= Kenneth F. Warren =

American political scientist and pollster

Kenneth F. Warren is an authority on politics, public administration, and administrative law within the United States. Warren is a professor of political science at Saint Louis University and the president of The Warren Poll. Warren has polled for various media, government, and political clients, including former House Minority Leader Richard Gephardt.

== Media commentary ==
Warren has served as a political analyst for local, national, and international media for over 35 years. He has appeared live on CNN, CBS, ABC, MSNBC, BBC, CBC, Swedish television, Fox News, C-Span, NPR, Netherlands Radio, Japanese TV, Australian TV and radio, Swiss TV, and other media outlets. The New York Times, St. Louis Post Dispatch, The Washington Post, USA Today, The Times, The Wall Street Journal, The New Republic, The National Journal, The Economist, The Hill, Time Magazine have used Warren as a political analyst. Frequently, Warren appears as a political analyst on National Public Radio (NPR).

== Publications ==
Among other works, Warren authored "In Defense of Public Opinion Polling" (2001), U.S. Encyclopedia of Campaigns, Elections, and Electoral Behavior, editor (2008), "Administrative Law in the American Political System", 5th edition, (2011), and co-authored with Rafael Jacob, "The One That Got Away: Missouri's Break from Ultimate Swing State Status" in Swing State Politics (2015).

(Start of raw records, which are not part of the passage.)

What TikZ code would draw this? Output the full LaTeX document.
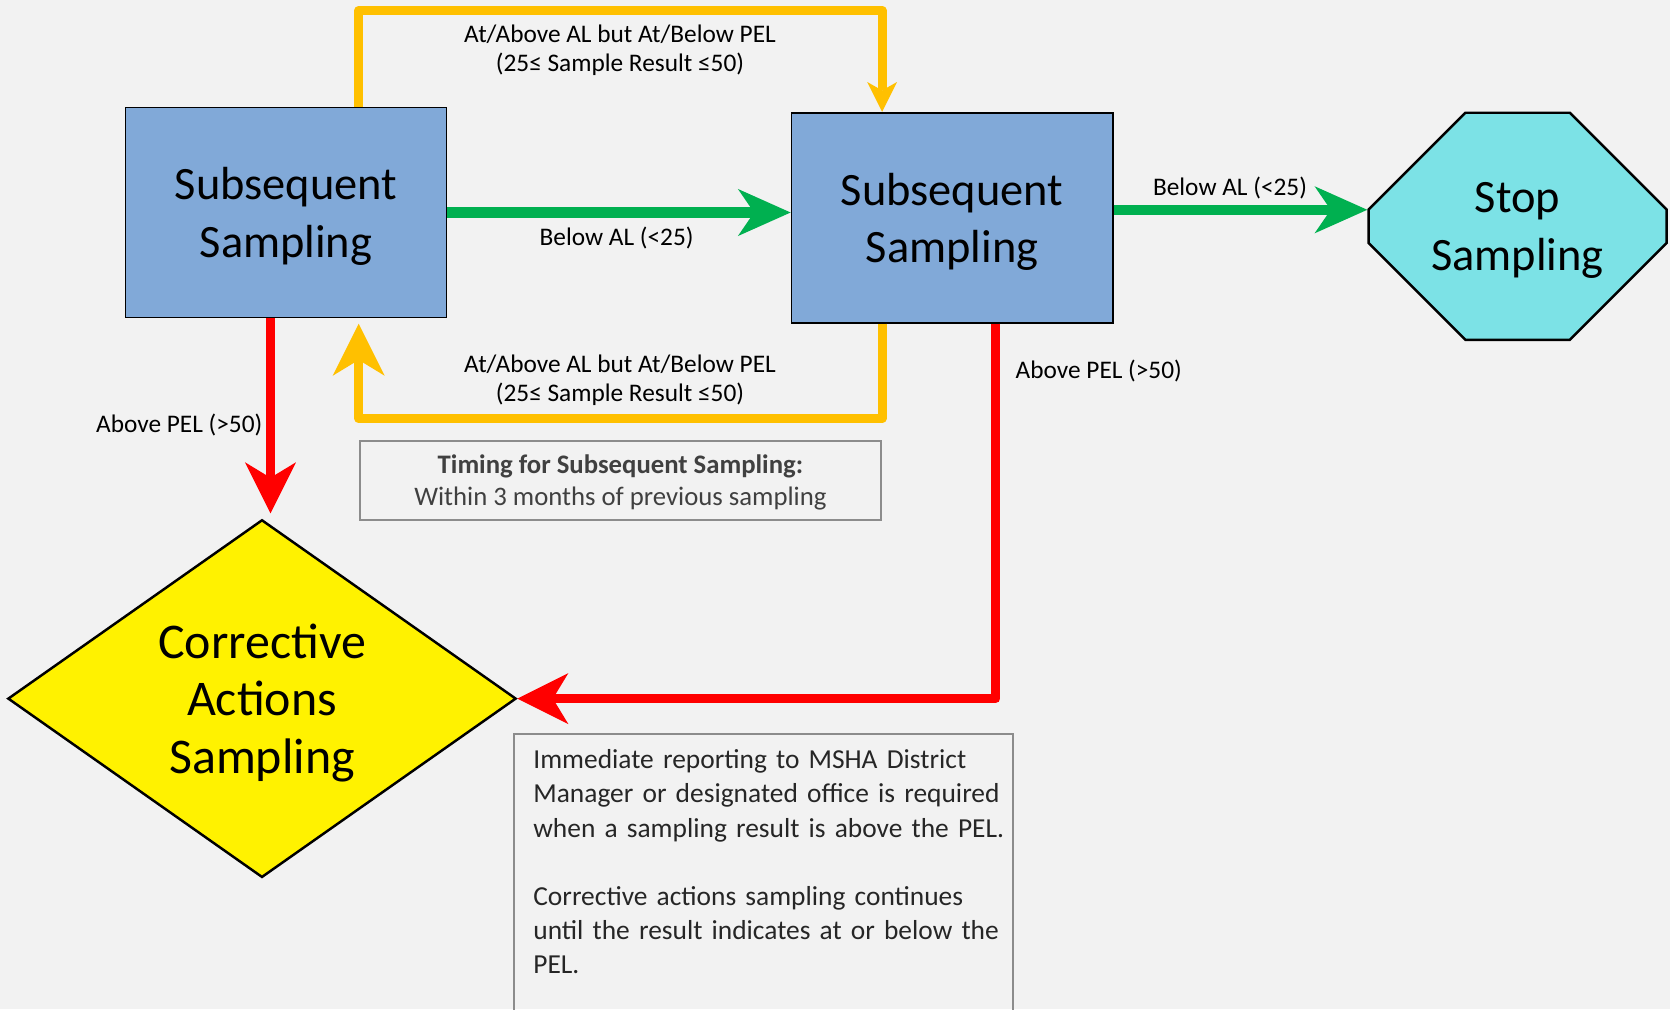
\documentclass[tikz,border=0pt]{standalone}
\usepackage{fontspec}
\setmainfont{Carlito}
\usetikzlibrary{arrows.meta,shapes.geometric,shapes.misc}

\definecolor{bgcol}{RGB}{242,242,242}
\definecolor{boxblue}{RGB}{129,169,216}
\definecolor{stopcyan}{RGB}{124,226,230}
\definecolor{gogreen}{RGB}{0,176,80}
\definecolor{waityellow}{RGB}{255,192,0}
\definecolor{pelred}{RGB}{255,0,0}
\definecolor{infotext}{RGB}{64,64,64}
\definecolor{notetext}{RGB}{38,38,38}
\definecolor{framegray}{RGB}{140,140,140}

\tikzset{
  sampbox/.style={draw=black, line width=0.5pt, fill=boxblue, minimum width=3.21cm, minimum height=2.10cm, align=center, text depth=-0.4pt, font=\fontsize{13.2}{16.4}\selectfont},
  stopbox/.style={chamfered rectangle, chamfered rectangle xsep=0.64cm, chamfered rectangle ysep=0.53cm, draw=black, line width=0.7pt, fill=stopcyan, minimum width=2.98cm, minimum height=2.27cm, inner sep=0pt, align=center, text depth=-1.6pt, font=\fontsize{13.2}{16.4}\selectfont},
  corrbox/.style={diamond, draw=black, line width=0.7pt, fill=yellow, minimum width=5.08cm, minimum height=3.535cm, inner sep=0pt, align=center, text depth=0pt, font=\fontsize{14.2}{16.4}\selectfont},
  infobox/.style={draw=framegray, line width=0.6pt, text=infotext, minimum width=5.21cm, minimum height=0.79cm, align=center, text depth=-4.4pt, font=\fontsize{7.6}{9.1}\selectfont},
  notebox/.style={draw=framegray, line width=0.6pt, text=notetext, text width=4.6cm, inner xsep=0.19cm, inner ysep=0.16cm, text depth=2.6cm, align=left, font=\fontsize{7.8}{9.7}\selectfont},
  lbl/.style={inner sep=0pt, align=center, font=\fontsize{7.2}{8.2}\selectfont},
  go/.style={gogreen, line width=3pt, -{Stealth[length=15pt, width=13.4pt, inset=4.6pt, line width=0pt]}},
  wait/.style={waityellow, line width=2.6pt, line join=round, -{Stealth[length=14.8pt, width=14.8pt, inset=4.5pt, line width=0pt]}},
  waitsmall/.style={waityellow, line width=2.6pt, line join=round, -{Stealth[length=8.5pt, width=8.5pt, inset=2.4pt, line width=0pt]}},
  pel/.style={pelred, line width=2.6pt, line join=round, -{Stealth[length=14.5pt, width=14.5pt, inset=4.4pt, line width=0pt]}}
}

\begin{document}
\begin{tikzpicture}[x=0.01cm, y=-0.01cm]
  \useasboundingbox (0,0) rectangle (1670,1009);
  \fill[bgcol] (0,0) rectangle (1670,1009);

  % steps
  \node[sampbox] (s1) at (286,212.5) {Subsequent\\Sampling};
  \node[sampbox] (s2) at (952.1,217.8) {Subsequent\\Sampling};
  \node[stopbox] (stop) at (1517.6,226.3) {Stop\\Sampling};
  \node[corrbox] (ca) at (262,698.6) {Corrective\\Actions\\Sampling};

  % notes
  \node[infobox] (info) at (620.4,480.3) {\textbf{Timing for Subsequent Sampling:}\\Within 3 months of previous sampling};
  \node[notebox, anchor=north west] (note) at (513.3,732.7) {\mbox{Immediate reporting to MSHA District}\\\mbox{Manager or designated office is required}\\\mbox{when a sampling result is above the PEL.}\\[9.7pt]\mbox{Corrective actions sampling continues}\\\mbox{until the result indicates at or below the}\\PEL.};

  \coordinate (topbend) at (620,10.6);
  \coordinate (lowbend) at (620,418.5);

  % arrows
  \draw[waitsmall] (s1.north -| info.west) |- (topbend) -| (s2.north -| info.east);
  \draw[wait, shorten >=1.5pt] (s2.south -| info.east) |- (lowbend) -| (s1.south -| info.west);
  \draw[go] (s1.east) -- (s1.east -| s2.west);
  \draw[go] ([yshift=0.08cm]s2.east) -- ([yshift=0.08cm]s2.east -| stop.west);
  \draw[pel, shorten >=1.5pt] ([xshift=-0.155cm]s1.south) -- ([xshift=-0.155cm]s1.south |- ca.north);
  \draw[pel] ([xshift=0.437cm]s2.south) |- (ca.east);

  % labels
  \node[lbl] (ltop) at (620,50.5) {At/Above AL but At/Below PEL\\(25≤ Sample Result ≤50)};
  \node[lbl] (lbot) at (620,380.6) {At/Above AL but At/Below PEL\\(25≤ Sample Result ≤50)};
  \node[lbl] (lgo1) at (616.6,238) {Below AL (<25)};
  \node[lbl] (lgo2) at (1230,187.5) {Below AL (<25)};
  \node[lbl, anchor=east] (lpel1) at (263,425) {Above PEL (>50)};
  \node[lbl, anchor=west] (lpel2) at (1015,370.6) {Above PEL (>50)};
\end{tikzpicture}
\end{document}
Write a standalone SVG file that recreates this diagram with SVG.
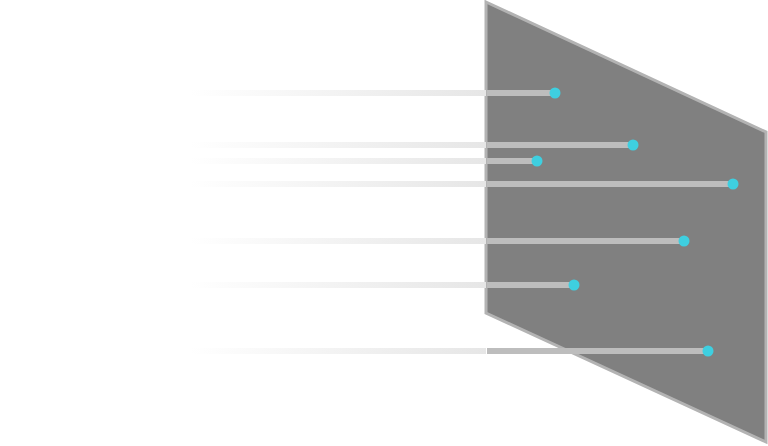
<svg xmlns="http://www.w3.org/2000/svg" width="768" height="446" viewBox="0 0 768 446">
<defs>
<linearGradient id="fade" gradientUnits="userSpaceOnUse" x1="190" y1="0" x2="486" y2="0">
<stop offset="0" stop-color="#e6e6e6" stop-opacity="0"/>
<stop offset="1" stop-color="#e6e6e6" stop-opacity="1"/>
</linearGradient>
<style>
.ray{stroke:url(#fade);stroke-width:6}
.on{stroke:#bdbdbd;stroke-width:6}
.dot{fill:#3ecfe0}
</style>
</defs>
<g id="plane">
<polygon points="486,2 766,132 766,442 486,313" fill="#808080" stroke="#b3b3b3" stroke-width="3"/>
</g>
<g id="connectors">
<line class="ray" x1="190" y1="93" x2="486" y2="93"/><line class="on" x1="487" y1="93" x2="555" y2="93"/><circle class="dot" cx="555" cy="93" r="5.5"/>
<line class="ray" x1="190" y1="145" x2="486" y2="145"/><line class="on" x1="487" y1="145" x2="633" y2="145"/><circle class="dot" cx="633" cy="145" r="5.5"/>
<line class="ray" x1="190" y1="161" x2="486" y2="161"/><line class="on" x1="487" y1="161" x2="537" y2="161"/><circle class="dot" cx="537" cy="161" r="5.5"/>
<line class="ray" x1="190" y1="184" x2="486" y2="184"/><line class="on" x1="487" y1="184" x2="733" y2="184"/><circle class="dot" cx="733" cy="184" r="5.5"/>
<line class="ray" x1="190" y1="241" x2="486" y2="241"/><line class="on" x1="487" y1="241" x2="684" y2="241"/><circle class="dot" cx="684" cy="241" r="5.5"/>
<line class="ray" x1="190" y1="285" x2="486" y2="285"/><line class="on" x1="487" y1="285" x2="574" y2="285"/><circle class="dot" cx="574" cy="285" r="5.5"/>
<line class="ray" x1="190" y1="351" x2="486" y2="351"/><line class="on" x1="487" y1="351" x2="708" y2="351"/><circle class="dot" cx="708" cy="351" r="5.5"/>
</g>
</svg>
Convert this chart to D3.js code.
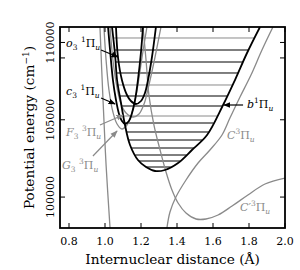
<!DOCTYPE html>
<html><head><meta charset="utf-8">
<script src="https://cdn.jsdelivr.net/npm/d3@7"></script>
<style>body{margin:0;background:#fff}</style>
</head><body><svg id="c" width="300" height="270" font-family="'DejaVu Serif', 'Liberation Serif', serif"></svg>
<script>
// ---- data (r in Å, energy in cm^-1) ----
const xTicks=[0.8,1.0,1.2,1.4,1.6,1.8,2.0];
const xTickLabels=["0.8","1.0","1.2","1.4","1.6","1.8","2.0"];
const yTicks=[100000,105000,109000,110000];
const yTickLabels=["100000","105000","","110000"];

const bPi=[[1.039,111000],[1.056,109189],[1.067,107572],[1.089,106084],[1.111,104661],[1.139,103368],[1.183,102398],[1.228,101945],[1.278,101686],[1.333,101751],[1.406,102204],[1.483,103044],[1.567,104015],[1.656,105955],[1.722,107572],[1.789,109318],[1.861,111000]];
const c3Pi=[[1.017,111000],[1.028,109512],[1.044,107572],[1.061,106278],[1.078,105373],[1.094,104920],[1.111,104726],[1.133,104920],[1.150,105437],[1.167,106278],[1.183,107572],[1.200,109383],[1.211,111000]];
const o3Pi=[[1.061,111000],[1.072,109060],[1.094,107572],[1.122,106602],[1.144,106214],[1.172,106020],[1.200,106214],[1.222,106731],[1.239,107572],[1.261,109060],[1.283,111000]];
const G3Pi=[[0.994,111000],[1.006,108866],[1.022,106925],[1.044,105502],[1.067,104726],[1.094,104403],[1.122,104661],[1.150,105437],[1.178,106925],[1.206,109060],[1.233,111000]];
const F3Pi=[[1.028,111000],[1.044,108866],[1.067,107055],[1.089,106020],[1.117,105437],[1.156,105179],[1.189,105373],[1.217,106020],[1.244,107249],[1.278,109060],[1.311,111000]];
const CPiInner=[[0.972,111000],[0.989,106278],[1.006,102074],[1.028,98000]];
const CPiOuter=[[1.933,111000],[1.872,109512],[1.811,107895],[1.750,106472],[1.694,105114],[1.650,104015],[1.583,103044],[1.517,102204],[1.450,101104],[1.394,100004],[1.361,99034],[1.344,98000]];
const CpPi=[[1.211,111000],[1.228,108866],[1.244,106602],[1.272,104661],[1.306,103044],[1.339,101622],[1.372,100457],[1.406,99616],[1.450,98970],[1.506,98582],[1.561,98582],[1.628,98840],[1.706,99422],[1.794,100134],[1.889,100845],[2.0,101233]];

const levelE=[110289,109512,108736,108025,107249,106537,105890,105243,104791,104209,103691,103174,102721,102333,101945];
const levelGray=[true,false,false,false,true,false,false,true,false,false,false,false,false,false,false];

// ---- layout ----
const svg=d3.select("#c");
const L=60,R=285,T=27,B=228;
const x=d3.scaleLinear().domain([0.75,2.0]).range([L,R]);
const y=d3.scaleLinear().domain([98000,111000]).range([B,T]);
const BLACK="#000", GRAY="#8a8a8a";
const FONT="'DejaVu Serif', 'Liberation Serif', serif";

svg.append("defs").append("clipPath").attr("id","clip").append("rect")
  .attr("x",L).attr("y",T).attr("width",R-L).attr("height",B-T);
const mk=(id,col)=>svg.select("defs").append("marker").attr("id",id).attr("viewBox","0 0 10 10")
  .attr("refX",9).attr("refY",5).attr("markerWidth",6).attr("markerHeight",6).attr("orient","auto")
  .append("path").attr("d","M0,1L10,5L0,9z").attr("fill",col);
mk("ab",BLACK); mk("ag",GRAY);

const g=svg.append("g").attr("clip-path","url(#clip)");

function cross(pts,E,left){
  let mi=0; pts.forEach((p,i)=>{if(p[1]<pts[mi][1])mi=i;});
  const seg=left?pts.slice(0,mi+1):pts.slice(mi);
  for(let i=0;i<seg.length-1;i++){
    const a=seg[i],b=seg[i+1];
    if((a[1]-E)*(b[1]-E)<=0){const t=(E-a[1])/(b[1]-a[1]);return a[0]+t*(b[0]-a[0]);}
  }
  return null;
}
levelE.forEach((E,i)=>{
  const r1=cross(bPi,E,true), r2=cross(bPi,E,false);
  g.append("line").attr("x1",x(r1)).attr("x2",x(r2)).attr("y1",y(E)).attr("y2",y(E))
   .attr("stroke",levelGray[i]?GRAY:BLACK).attr("stroke-width",1);
});

const line=d3.line().x(d=>x(d[0])).y(d=>y(d[1])).curve(d3.curveCatmullRom.alpha(0.5));
[[CPiInner,GRAY,1.3],[CPiOuter,GRAY,1.3],[CpPi,GRAY,1.3],[G3Pi,GRAY,1.3],[F3Pi,GRAY,1.3],
 [c3Pi,BLACK,1.8],[o3Pi,BLACK,1.8],[bPi,BLACK,1.8]].forEach(([d,c,w])=>{
  g.append("path").attr("d",line(d)).attr("fill","none").attr("stroke",c).attr("stroke-width",w);
});

const arrows=[
 [[0.978,109512],[1.072,109060],BLACK,"ab"],
 [[0.978,106408],[1.056,106020],BLACK,"ab"],
 [[0.972,104661],[1.100,105308],GRAY,"ag"],
 [[0.933,102656],[1.067,104274],GRAY,"ag"],
 [[1.767,105955],[1.661,105955],BLACK,"ab"]];
arrows.forEach(([a,b,c,m])=>{
  svg.append("line").attr("x1",x(a[0])).attr("y1",y(a[1])).attr("x2",x(b[0])).attr("y2",y(b[1]))
    .attr("stroke",c).attr("stroke-width",1.2).attr("marker-end",`url(#${m})`);
});

function label(px,py,col,parts){
  const t=svg.append("text").attr("x",px).attr("y",py).attr("fill",col).attr("font-size",11).attr("font-family",FONT);
  let off=0;
  parts.forEach(([s,kind,it])=>{
    const sp=t.append("tspan").text(s);
    let target=0, fs=11;
    if(kind==="sub"){target=3;fs=7.5;} else if(kind==="sup"){target=-5;fs=7.5;}
    sp.attr("dy",target-off).attr("font-size",fs);
    if(it) sp.attr("font-style","italic");
    off=target;
  });
}
label(66,47,BLACK,[["o","n",1],["3","sub"],[" ","n"],["1","sup"],["Π","n"],["u","sub",1]]);
label(66,95,BLACK,[["c","n",1],["3","sub"],[" ","n"],["1","sup"],["Π","n"],["u","sub",1]]);
label(66,136,GRAY,[["F","n",1],["3","sub"],[" ","n"],["3","sup"],["Π","n"],["u","sub",1]]);
label(62,169,GRAY,[["G","n",1],["3","sub"],[" ","n"],["3","sup"],["Π","n"],["u","sub",1]]);
label(247,108,BLACK,[["b","n",1],["1","sup"],["Π","n"],["u","sub",1]]);
label(227,139,GRAY,[["C","n",1],["3","sup"],["Π","n"],["u","sub",1]]);
label(240,211,GRAY,[["C′","n",1],["3","sup"],["Π","n"],["u","sub",1]]);

const tk=svg.append("g").attr("stroke",BLACK).attr("stroke-width",1);
xTicks.forEach(v=>{
  tk.append("line").attr("x1",x(v)).attr("x2",x(v)).attr("y1",B).attr("y2",B-5);
  tk.append("line").attr("x1",x(v)).attr("x2",x(v)).attr("y1",T).attr("y2",T+5);
});
yTicks.forEach(v=>{
  tk.append("line").attr("x1",L).attr("x2",L+5).attr("y1",y(v)).attr("y2",y(v));
  tk.append("line").attr("x1",R).attr("x2",R-5).attr("y1",y(v)).attr("y2",y(v));
});
xTicks.forEach((v,i)=>svg.append("text").attr("x",x(v)).attr("y",245).attr("text-anchor","middle")
  .attr("font-family",FONT).attr("font-size",11).text(xTickLabels[i]));
yTicks.forEach((v,i)=>svg.append("text").attr("transform",`translate(54,${y(v)}) rotate(-90)`)
  .attr("text-anchor","middle").attr("font-family",FONT).attr("font-size",11).text(yTickLabels[i]));

svg.append("rect").attr("x",L).attr("y",T).attr("width",R-L).attr("height",B-T)
  .attr("fill","none").attr("stroke",BLACK).attr("stroke-width",1.8);

svg.append("text").attr("x",(L+R)/2).attr("y",264).attr("text-anchor","middle").attr("font-size",13.7)
  .attr("font-family",FONT).text("Internuclear distance (Å)");
const yt=svg.append("text").attr("transform",`translate(34,${(T+B)/2}) rotate(-90)`)
  .attr("text-anchor","middle").attr("font-size",13.7).attr("font-family",FONT);
yt.append("tspan").text("Potential energy (cm");
yt.append("tspan").attr("dy",-5.5).attr("font-size",9).text("−1");
yt.append("tspan").attr("dy",5.5).text(")");
</script></body></html>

== Polling and research ==
Warren, as President of The Warren Poll, has been conducting surveys for political candidates, cities, school districts, non-profit organizations, states, the media, and private clients since 1980, and has specialized in community surveys since the late 1980s, conducting citizen surveys, as well as employee and business surveys, for many cities in the St. Louis area. In 2015, in a post-Ferguson project, Warren conducted exit interviews of 753 people exiting affluent and non-affluent municipal courts in Saint Louis County to find out whether poor, mostly blacks were treated more unfairly than whites. Blacks did express more negative views about how they were treated by municipal courts than whites, although both blacks and whites felt they were treated better by municipal courts located in the affluent communities than the non-affluent communities to a statistically significant extent.

== Expert witness work ==
Warren has served as an expert witness in over twenty court cases, testifying in Voting Rights Act, redistricting, forum non conveniens, jury challenges, and change of venue cases.

Dr. Kenneth F. Warren received his Ph.D. from the University of Massachusetts Amherst. He presently resides with his family in Saint Louis, Missouri.